Almost-Famous Apple Cake
Adapted from Paula Deen’s Grandgirl’s Fresh Apple Cake recipe
4 apples (about 3-1/2 cups), cut into 1/2″ pieces
1-1/4 cups (280 grams) sugar
1 Tablespoon (15 mL) lemon juice
1 cup (75 grams) shredded coconut
1 Tablespoon (13.75 grams) unsalted butter, at room temperature, to butter the baking dish
1 Tablespoon (approx 23 grams) brown sugar
1/2 teaspoon (2.5 grams) cinnamon
1/2 cup (approx 225 mL) canola or corn oil
1/2 cup (118 mL) unsweetened applesauce
1/2 cup (118 mL) sour cream
1/4 cup (59 mL) orange juice – freshly squeezed is best
3 eggs, at room temperature
3 cups (330 grams) all-purpose flour
1 teaspoon (2.5 grams) baking soda
1 teaspoon (2.5 grams) salt
2-1/2 teaspoons (18 grams) cinnamon
1 Tablespoon (15 mL) pure maple syrup
1 cup (150 grams) chopped pecans, or walnuts
1 cup raisins (150 grams) : pre-soak the raisins as I do for my oatmeal raisin cookies
4 tablespoons (120 grams) unsalted butter
1/3 cup (65 grams) sugar
1/4 cup (60 mL) low-fat milk
1 Tablespoon (15 mL) pure maple syrup
Peel and chop the apples. Toss them with the sugar and lemon juice in a medium bowl and let them macerate for 45 minutes to an hour.

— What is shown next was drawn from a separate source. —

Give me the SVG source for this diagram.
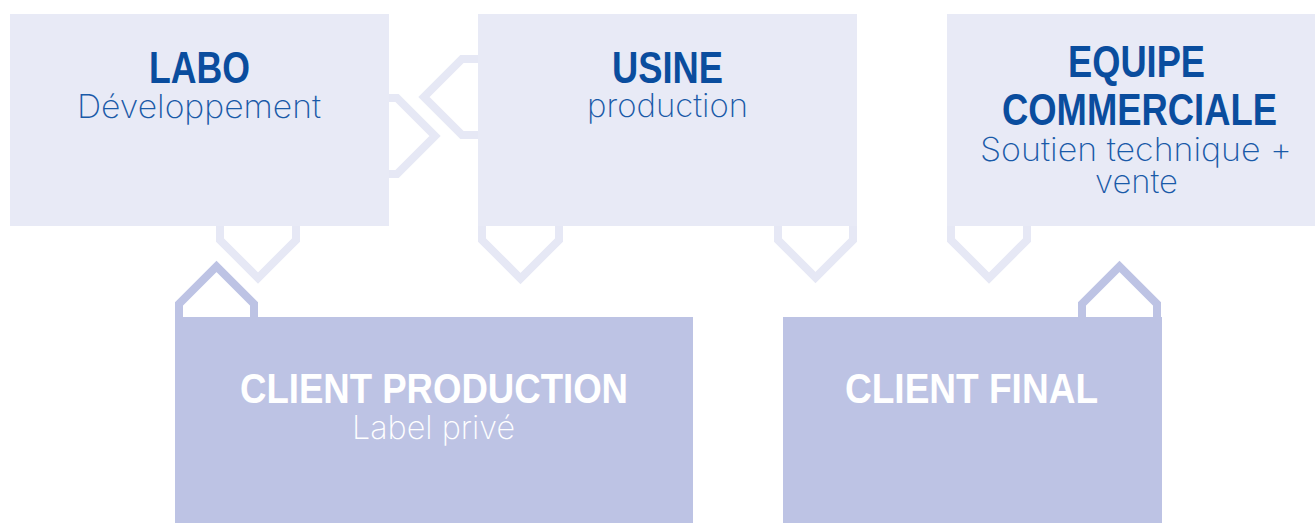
<svg xmlns="http://www.w3.org/2000/svg" width="1315" height="523" viewBox="0 0 1315 523">
<style>
.box-l{fill:#e8eaf6}
.box-d{fill:#bdc3e4}
.ch-l{fill:none;stroke:#e6e8f5;stroke-width:8;stroke-linejoin:miter}
.ch-d{fill:none;stroke:#bdc3e4;stroke-width:8;stroke-linejoin:miter}
.t{font-family:"Liberation Sans",Arial,sans-serif;font-weight:bold;text-anchor:middle}
.tb{fill:#0a4d9e;font-size:45px}
.tw{fill:#ffffff;font-size:42px}
.s{font-family:Inter,"Liberation Sans",Arial,sans-serif;font-weight:200;font-size:33px;text-anchor:middle}
.sb{fill:#1a5aa8}
.sw{fill:#ffffff}
</style>
<rect width="1315" height="523" fill="#ffffff"/>
<g id="connectors">
  <polyline class="ch-l" points="389,98 397,98 435,136 397,174 389,174"/>
  <polyline class="ch-l" points="478,59 462,59 424,97 462,135 478,135"/>
  <polyline class="ch-l" points="220,226 220,240 258,278 296,240 296,226"/>
  <polyline class="ch-l" points="482,226 482,240 520.5,278.5 559,240 559,226"/>
  <polyline class="ch-l" points="778,226 778,240 815.5,277.5 853,240 853,226"/>
  <polyline class="ch-l" points="951,226 951,240 989,278 1027,240 1027,226"/>
  <polyline class="ch-d" points="179,317 179,304 216.5,266.5 254,304 254,317"/>
  <polyline class="ch-d" points="1082,317 1082,304 1119.5,266.5 1157,304 1157,317"/>
</g>
<g id="labo">
  <rect class="box-l" x="10" y="14" width="379" height="212"/>
  <text class="t tb" x="199.5" y="83" textLength="101" lengthAdjust="spacingAndGlyphs">LABO</text>
  <text class="s sb" x="199" y="118" textLength="244" lengthAdjust="spacingAndGlyphs">Développement</text>
</g>
<g id="usine">
  <rect class="box-l" x="478" y="14" width="379" height="212"/>
  <text class="t tb" x="667.5" y="83" textLength="111" lengthAdjust="spacingAndGlyphs">USINE</text>
  <text class="s sb" x="667.5" y="117" textLength="161" lengthAdjust="spacingAndGlyphs">production</text>
</g>
<g id="equipe">
  <rect class="box-l" x="947" y="14" width="379" height="212"/>
  <text class="t tb" x="1136.5" y="77" textLength="137" lengthAdjust="spacingAndGlyphs">EQUIPE</text>
  <text class="t tb" x="1139.5" y="125" textLength="275" lengthAdjust="spacingAndGlyphs">COMMERCIALE</text>
  <text class="s sb" x="1136" y="161" textLength="312" lengthAdjust="spacingAndGlyphs">Soutien technique +</text>
  <text class="s sb" x="1136.5" y="193" textLength="83" lengthAdjust="spacingAndGlyphs">vente</text>
</g>
<g id="client-production">
  <rect class="box-d" x="175" y="317" width="518" height="206"/>
  <text class="t tw" x="434" y="403" textLength="388" lengthAdjust="spacingAndGlyphs">CLIENT PRODUCTION</text>
  <text class="s sw" x="433.5" y="439" textLength="163" lengthAdjust="spacingAndGlyphs">Label privé</text>
</g>
<g id="client-final">
  <rect class="box-d" x="783" y="317" width="379" height="206"/>
  <text class="t tw" x="971.5" y="403" textLength="253" lengthAdjust="spacingAndGlyphs">CLIENT FINAL</text>
</g>
</svg>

In the meantime, toast the coconut:
How to Toast Coconut on the Stove Top: Heat a large skillet over medium-low heat. Add the coconut flakes and let them toast, stirring constantly so they do not burn. You’ll smell the coconut almost immediately and they will toast in 3-4 minutes.
Don’t walk away!
Once the coconut has turned a deep golden brown, remove from the skillet and set aside to cool.
Pre-heat the oven to 325 degrees F (165 C, Gas Mark 3)
Butter the bottom and sides of baking dish
In a small bowl combine the brown sugar and 1/2 teaspoon cinnamon.
Scatter the brown sugar mixture on the bottom of the baking dish.
In a large bowl, using a handheld electric mixer, combine the oil, applesauce, sour cream, orange juice, eggs, flour, baking soda, salt, cinnamon and maple syrup.
The batter will be thick and sticky at this point.
Using a large spoon, fold in the apples along with the juices that have formed. Now the batter will seem too wet – don’t worry about it. It will be fine.
I promise. Don’t doubt me here.
Fold in the pecans, raisins and the toasted coconut.
Put batter into pan(s) and bake as follows, or until a cake tester or wooden skewer comes out clean from the center of the cake:
- 6″ x 2.5″ paper molds: 50-60 minutes
- 9″ x 9″ baking pan: 1 hour and 10 minutes
- Bundt pan: 1 hour and 20 minutes
- 9″ x 13″ baking pan: 1 hour and 15 minutes
Remove cake(s) to wire rack to cool for 20 minutes.
In the meantime, make the glaze:
Melt the butter in a small saucepan over medium heat.
Add the sugar, milk and maple syrup. Bring to a boil, stirring constantly.
Allow it to boil for one minute and remove from the heat to cool for 5 minutes.
Use a wooden skewer or a chopstick to poke holes all over the top of the cake(s).
Drizzle the glaze over the cake(s) and allow the cakes to cool completely. The glaze will soak into the cake(s).
As I said, my almost-famous apple cake is very, very moist. If you don’t want it as moist, omit the glaze. A streusel topping is delicious as well.
Or, before folding the apples into the batter, drain some of the accumulated juices off first.
The apple cake is really versatile. You can add cranberries to make it a cranberry apple cake, substitute half of the apples for pears, or try it with peaches and blueberries which are always delicious!